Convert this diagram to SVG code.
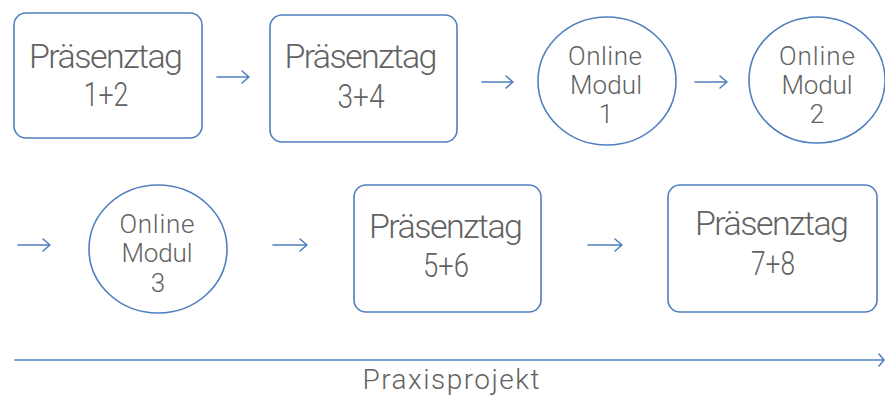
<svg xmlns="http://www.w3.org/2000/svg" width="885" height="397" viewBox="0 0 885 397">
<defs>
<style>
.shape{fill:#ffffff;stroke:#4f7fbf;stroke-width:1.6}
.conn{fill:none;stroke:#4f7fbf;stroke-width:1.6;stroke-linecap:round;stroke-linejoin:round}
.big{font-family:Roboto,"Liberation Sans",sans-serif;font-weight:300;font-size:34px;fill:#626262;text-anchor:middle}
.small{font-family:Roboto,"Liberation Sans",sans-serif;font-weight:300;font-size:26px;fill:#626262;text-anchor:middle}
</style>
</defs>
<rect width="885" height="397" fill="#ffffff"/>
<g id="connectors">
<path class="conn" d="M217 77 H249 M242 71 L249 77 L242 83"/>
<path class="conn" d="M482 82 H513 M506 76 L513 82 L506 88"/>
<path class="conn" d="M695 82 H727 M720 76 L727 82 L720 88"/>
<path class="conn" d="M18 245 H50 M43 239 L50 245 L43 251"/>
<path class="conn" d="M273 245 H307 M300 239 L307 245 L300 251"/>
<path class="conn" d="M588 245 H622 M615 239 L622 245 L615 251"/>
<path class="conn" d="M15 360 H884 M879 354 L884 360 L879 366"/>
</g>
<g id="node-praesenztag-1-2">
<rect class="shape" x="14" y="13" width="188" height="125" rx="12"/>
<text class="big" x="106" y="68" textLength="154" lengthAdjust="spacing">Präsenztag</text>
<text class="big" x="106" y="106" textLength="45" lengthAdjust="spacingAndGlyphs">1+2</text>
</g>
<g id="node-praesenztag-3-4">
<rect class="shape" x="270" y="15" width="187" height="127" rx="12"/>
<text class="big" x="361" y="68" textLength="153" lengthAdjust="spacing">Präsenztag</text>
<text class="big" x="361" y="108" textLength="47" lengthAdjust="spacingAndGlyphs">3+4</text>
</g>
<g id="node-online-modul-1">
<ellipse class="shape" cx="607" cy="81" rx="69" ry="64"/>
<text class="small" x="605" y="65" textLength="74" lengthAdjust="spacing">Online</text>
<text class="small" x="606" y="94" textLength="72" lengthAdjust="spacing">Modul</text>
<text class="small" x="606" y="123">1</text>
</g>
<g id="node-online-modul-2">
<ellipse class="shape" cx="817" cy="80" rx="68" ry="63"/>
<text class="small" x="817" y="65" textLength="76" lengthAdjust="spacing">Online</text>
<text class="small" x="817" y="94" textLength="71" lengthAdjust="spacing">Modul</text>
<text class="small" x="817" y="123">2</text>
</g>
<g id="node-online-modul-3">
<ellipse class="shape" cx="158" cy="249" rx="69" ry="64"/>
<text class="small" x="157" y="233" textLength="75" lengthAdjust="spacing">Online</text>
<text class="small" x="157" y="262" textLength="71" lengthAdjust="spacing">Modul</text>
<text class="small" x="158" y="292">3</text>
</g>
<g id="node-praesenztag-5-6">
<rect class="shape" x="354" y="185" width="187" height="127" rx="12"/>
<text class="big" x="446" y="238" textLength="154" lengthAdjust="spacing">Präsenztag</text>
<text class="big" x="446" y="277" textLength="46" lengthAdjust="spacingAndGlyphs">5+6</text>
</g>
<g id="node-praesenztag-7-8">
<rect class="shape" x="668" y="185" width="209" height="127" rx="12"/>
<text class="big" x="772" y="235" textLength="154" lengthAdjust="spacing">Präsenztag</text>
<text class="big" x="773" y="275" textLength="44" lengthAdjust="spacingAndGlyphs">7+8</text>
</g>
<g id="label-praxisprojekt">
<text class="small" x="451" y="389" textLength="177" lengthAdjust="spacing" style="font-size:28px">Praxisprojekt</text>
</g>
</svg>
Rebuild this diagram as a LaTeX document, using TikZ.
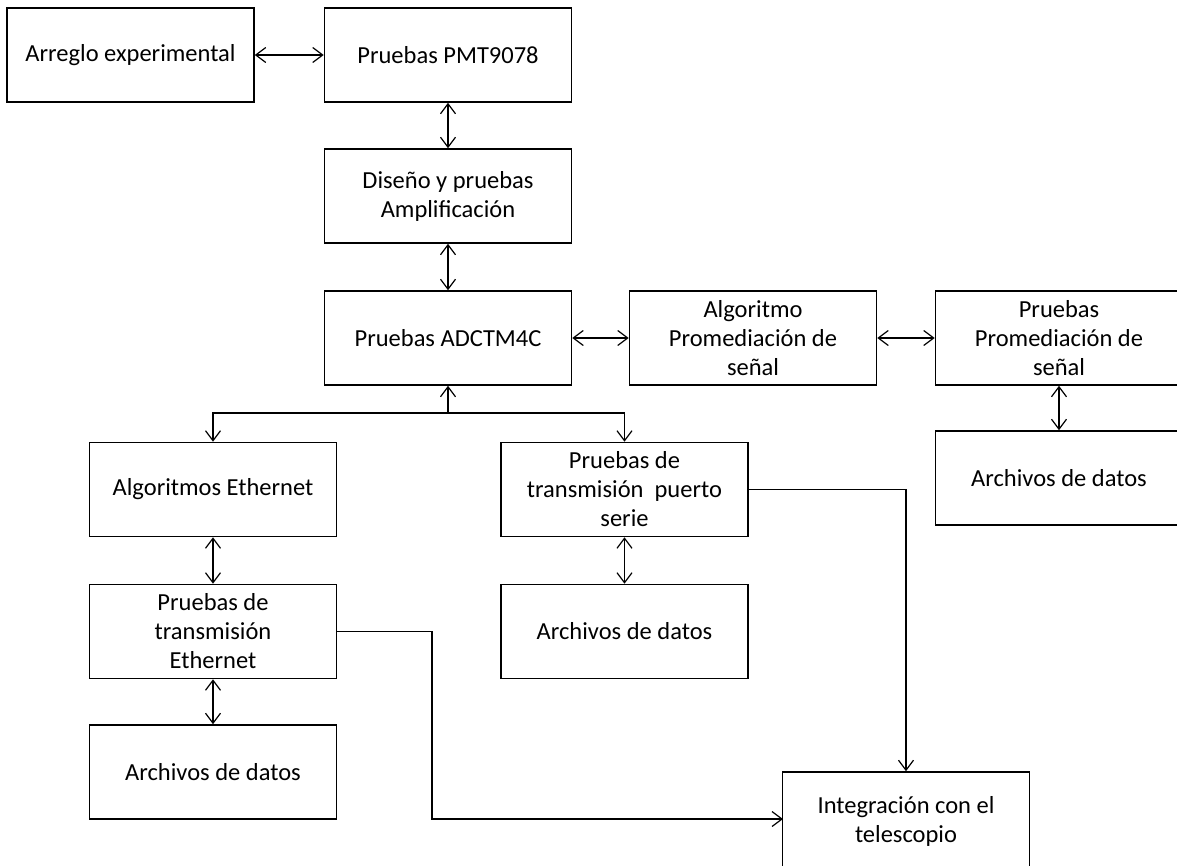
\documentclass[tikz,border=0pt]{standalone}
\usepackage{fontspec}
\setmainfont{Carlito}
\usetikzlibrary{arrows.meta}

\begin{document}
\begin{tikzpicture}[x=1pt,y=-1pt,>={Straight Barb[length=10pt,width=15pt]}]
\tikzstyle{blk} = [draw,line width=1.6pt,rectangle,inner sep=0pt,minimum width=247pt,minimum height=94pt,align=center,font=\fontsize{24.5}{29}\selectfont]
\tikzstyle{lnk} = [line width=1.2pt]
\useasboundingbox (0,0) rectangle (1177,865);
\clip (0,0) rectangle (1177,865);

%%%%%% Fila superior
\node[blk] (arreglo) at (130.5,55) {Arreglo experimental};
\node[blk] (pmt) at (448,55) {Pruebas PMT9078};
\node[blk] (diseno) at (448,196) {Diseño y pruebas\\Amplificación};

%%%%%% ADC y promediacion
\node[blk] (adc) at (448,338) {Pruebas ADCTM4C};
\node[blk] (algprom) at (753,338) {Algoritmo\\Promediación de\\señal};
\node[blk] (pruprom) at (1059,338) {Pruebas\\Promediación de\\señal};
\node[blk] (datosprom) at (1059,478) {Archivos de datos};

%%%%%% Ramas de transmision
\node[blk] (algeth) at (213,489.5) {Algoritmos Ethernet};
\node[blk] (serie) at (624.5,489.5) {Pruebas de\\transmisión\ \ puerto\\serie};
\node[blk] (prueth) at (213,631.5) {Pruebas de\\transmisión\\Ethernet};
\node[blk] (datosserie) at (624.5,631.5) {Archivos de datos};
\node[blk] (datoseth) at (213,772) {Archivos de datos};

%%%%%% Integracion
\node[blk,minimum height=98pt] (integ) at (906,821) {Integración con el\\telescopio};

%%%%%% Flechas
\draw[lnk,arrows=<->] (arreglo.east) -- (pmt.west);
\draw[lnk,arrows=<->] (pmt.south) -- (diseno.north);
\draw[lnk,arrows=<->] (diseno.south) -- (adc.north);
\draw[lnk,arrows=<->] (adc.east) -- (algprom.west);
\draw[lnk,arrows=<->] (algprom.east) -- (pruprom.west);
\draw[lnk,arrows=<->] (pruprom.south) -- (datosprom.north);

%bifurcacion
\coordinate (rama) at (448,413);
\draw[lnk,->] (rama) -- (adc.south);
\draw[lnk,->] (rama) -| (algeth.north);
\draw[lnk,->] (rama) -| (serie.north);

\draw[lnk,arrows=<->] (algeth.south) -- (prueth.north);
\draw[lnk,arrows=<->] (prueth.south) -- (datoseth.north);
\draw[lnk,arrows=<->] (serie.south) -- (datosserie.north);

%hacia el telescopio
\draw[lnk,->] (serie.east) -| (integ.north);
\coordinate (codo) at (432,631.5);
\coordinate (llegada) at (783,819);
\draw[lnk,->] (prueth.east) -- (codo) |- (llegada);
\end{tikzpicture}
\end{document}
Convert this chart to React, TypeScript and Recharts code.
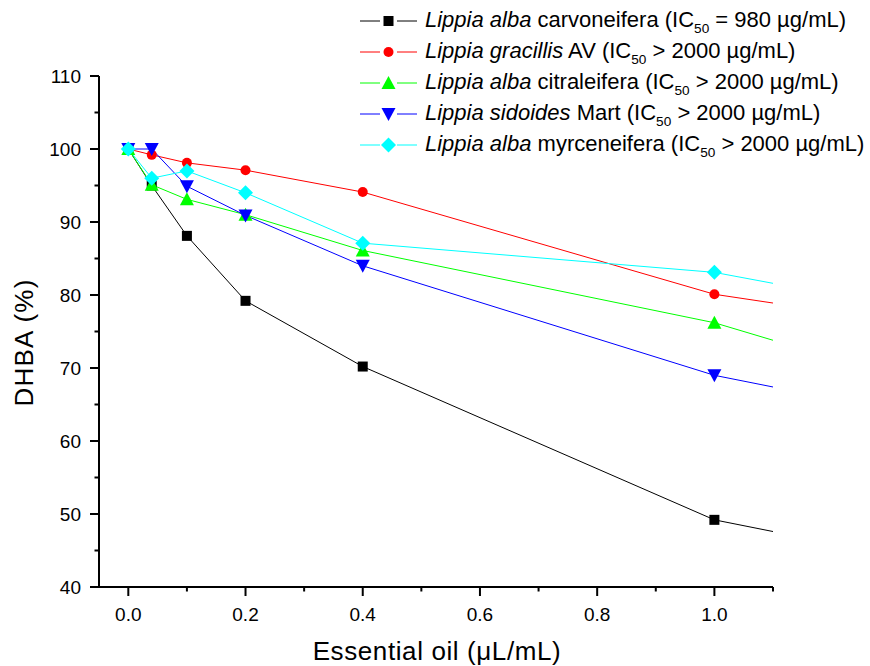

○ ○ ○

# [WHAT THE TASK ASKS]
Repeat each entry exactly as given; no pictures belong in the copy.

# [ANSWER FOR THE TASK]
Convert this diagram to SVG code.
<svg xmlns="http://www.w3.org/2000/svg" width="885" height="397" viewBox="0 0 885 397">
<defs>
<style>
.shape{fill:#ffffff;stroke:#4f7fbf;stroke-width:1.6}
.conn{fill:none;stroke:#4f7fbf;stroke-width:1.6;stroke-linecap:round;stroke-linejoin:round}
.big{font-family:Roboto,"Liberation Sans",sans-serif;font-weight:300;font-size:34px;fill:#626262;text-anchor:middle}
.small{font-family:Roboto,"Liberation Sans",sans-serif;font-weight:300;font-size:26px;fill:#626262;text-anchor:middle}
</style>
</defs>
<rect width="885" height="397" fill="#ffffff"/>
<g id="connectors">
<path class="conn" d="M217 77 H249 M242 71 L249 77 L242 83"/>
<path class="conn" d="M482 82 H513 M506 76 L513 82 L506 88"/>
<path class="conn" d="M695 82 H727 M720 76 L727 82 L720 88"/>
<path class="conn" d="M18 245 H50 M43 239 L50 245 L43 251"/>
<path class="conn" d="M273 245 H307 M300 239 L307 245 L300 251"/>
<path class="conn" d="M588 245 H622 M615 239 L622 245 L615 251"/>
<path class="conn" d="M15 360 H884 M879 354 L884 360 L879 366"/>
</g>
<g id="node-praesenztag-1-2">
<rect class="shape" x="14" y="13" width="188" height="125" rx="12"/>
<text class="big" x="106" y="68" textLength="154" lengthAdjust="spacing">Präsenztag</text>
<text class="big" x="106" y="106" textLength="45" lengthAdjust="spacingAndGlyphs">1+2</text>
</g>
<g id="node-praesenztag-3-4">
<rect class="shape" x="270" y="15" width="187" height="127" rx="12"/>
<text class="big" x="361" y="68" textLength="153" lengthAdjust="spacing">Präsenztag</text>
<text class="big" x="361" y="108" textLength="47" lengthAdjust="spacingAndGlyphs">3+4</text>
</g>
<g id="node-online-modul-1">
<ellipse class="shape" cx="607" cy="81" rx="69" ry="64"/>
<text class="small" x="605" y="65" textLength="74" lengthAdjust="spacing">Online</text>
<text class="small" x="606" y="94" textLength="72" lengthAdjust="spacing">Modul</text>
<text class="small" x="606" y="123">1</text>
</g>
<g id="node-online-modul-2">
<ellipse class="shape" cx="817" cy="80" rx="68" ry="63"/>
<text class="small" x="817" y="65" textLength="76" lengthAdjust="spacing">Online</text>
<text class="small" x="817" y="94" textLength="71" lengthAdjust="spacing">Modul</text>
<text class="small" x="817" y="123">2</text>
</g>
<g id="node-online-modul-3">
<ellipse class="shape" cx="158" cy="249" rx="69" ry="64"/>
<text class="small" x="157" y="233" textLength="75" lengthAdjust="spacing">Online</text>
<text class="small" x="157" y="262" textLength="71" lengthAdjust="spacing">Modul</text>
<text class="small" x="158" y="292">3</text>
</g>
<g id="node-praesenztag-5-6">
<rect class="shape" x="354" y="185" width="187" height="127" rx="12"/>
<text class="big" x="446" y="238" textLength="154" lengthAdjust="spacing">Präsenztag</text>
<text class="big" x="446" y="277" textLength="46" lengthAdjust="spacingAndGlyphs">5+6</text>
</g>
<g id="node-praesenztag-7-8">
<rect class="shape" x="668" y="185" width="209" height="127" rx="12"/>
<text class="big" x="772" y="235" textLength="154" lengthAdjust="spacing">Präsenztag</text>
<text class="big" x="773" y="275" textLength="44" lengthAdjust="spacingAndGlyphs">7+8</text>
</g>
<g id="label-praxisprojekt">
<text class="small" x="451" y="389" textLength="177" lengthAdjust="spacing" style="font-size:28px">Praxisprojekt</text>
</g>
</svg>
Rebuild this diagram as a LaTeX document, using TikZ.
\documentclass[tikz,border=0pt]{standalone}
\usepackage{fontspec}
\setmainfont{Carlito}
\usetikzlibrary{arrows.meta}

\begin{document}
\begin{tikzpicture}[x=1pt,y=-1pt,>={Straight Barb[length=10pt,width=15pt]}]
\tikzstyle{blk} = [draw,line width=1.6pt,rectangle,inner sep=0pt,minimum width=247pt,minimum height=94pt,align=center,font=\fontsize{24.5}{29}\selectfont]
\tikzstyle{lnk} = [line width=1.2pt]
\useasboundingbox (0,0) rectangle (1177,865);
\clip (0,0) rectangle (1177,865);

%%%%%% Fila superior
\node[blk] (arreglo) at (130.5,55) {Arreglo experimental};
\node[blk] (pmt) at (448,55) {Pruebas PMT9078};
\node[blk] (diseno) at (448,196) {Diseño y pruebas\\Amplificación};

%%%%%% ADC y promediacion
\node[blk] (adc) at (448,338) {Pruebas ADCTM4C};
\node[blk] (algprom) at (753,338) {Algoritmo\\Promediación de\\señal};
\node[blk] (pruprom) at (1059,338) {Pruebas\\Promediación de\\señal};
\node[blk] (datosprom) at (1059,478) {Archivos de datos};

%%%%%% Ramas de transmision
\node[blk] (algeth) at (213,489.5) {Algoritmos Ethernet};
\node[blk] (serie) at (624.5,489.5) {Pruebas de\\transmisión\ \ puerto\\serie};
\node[blk] (prueth) at (213,631.5) {Pruebas de\\transmisión\\Ethernet};
\node[blk] (datosserie) at (624.5,631.5) {Archivos de datos};
\node[blk] (datoseth) at (213,772) {Archivos de datos};

%%%%%% Integracion
\node[blk,minimum height=98pt] (integ) at (906,821) {Integración con el\\telescopio};

%%%%%% Flechas
\draw[lnk,arrows=<->] (arreglo.east) -- (pmt.west);
\draw[lnk,arrows=<->] (pmt.south) -- (diseno.north);
\draw[lnk,arrows=<->] (diseno.south) -- (adc.north);
\draw[lnk,arrows=<->] (adc.east) -- (algprom.west);
\draw[lnk,arrows=<->] (algprom.east) -- (pruprom.west);
\draw[lnk,arrows=<->] (pruprom.south) -- (datosprom.north);

%bifurcacion
\coordinate (rama) at (448,413);
\draw[lnk,->] (rama) -- (adc.south);
\draw[lnk,->] (rama) -| (algeth.north);
\draw[lnk,->] (rama) -| (serie.north);

\draw[lnk,arrows=<->] (algeth.south) -- (prueth.north);
\draw[lnk,arrows=<->] (prueth.south) -- (datoseth.north);
\draw[lnk,arrows=<->] (serie.south) -- (datosserie.north);

%hacia el telescopio
\draw[lnk,->] (serie.east) -| (integ.north);
\coordinate (codo) at (432,631.5);
\coordinate (llegada) at (783,819);
\draw[lnk,->] (prueth.east) -- (codo) |- (llegada);
\end{tikzpicture}
\end{document}
Convert this chart to React, TypeScript and Recharts code.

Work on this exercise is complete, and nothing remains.